American Soldiers were next sent to the northern part of the vast Ojibway Reservation. Chief Looking Glass played an extremely important role in battles fought in September and October of 1877. American Soldiers came up from the north, west and from the east. They knew 10,000s of Ojibway's were fleeing to the Cypress Hills. In late September of 1877, chief Looking Glass halted the exodus to prepare to combat the approaching American Soldiers. He ordered his soldiers to dig trenches to defend themselves against the American Soldiers who had gatlin guns (machine guns), repeating rifles and revolvers. Chief Looking Glass and chief White Bird stood their ground. They shrewdly used the terrain to their advantage to make certain most of the Ojibway's reached the Cypress Hills. A vicious battle was fought for almost one week in order to allow the 10,000s of Ojibway's to reach the Cypress Hills. During the long Battle of Bear Paw, chief Looking Glass was killed in action on October 5, 1877. He was possibly 45 years old at the time of his death. He was born in 1832. Chief White Bird managed to reach the Cypress Hills. Chief Joseph surrendered. For some reason chief Joseph is far more popular. However, he was a minor chief.

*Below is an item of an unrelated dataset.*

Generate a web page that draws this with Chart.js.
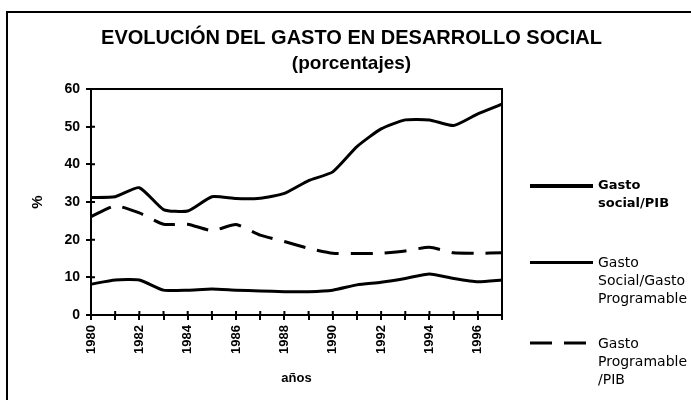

Chief Looking Glass may have been killed in action yet his family or descendants yet live in Montana, especially at Blackfeet Reservation and Flathead Reservation. In Ojibway, Looking Glass is pronounced as "Wa-ba-maan." In some dialects it's "Waab-maan." His descendants at Blackfeet Reservation and Flathead Reservation probably don't know they are related to chief Looking Glass.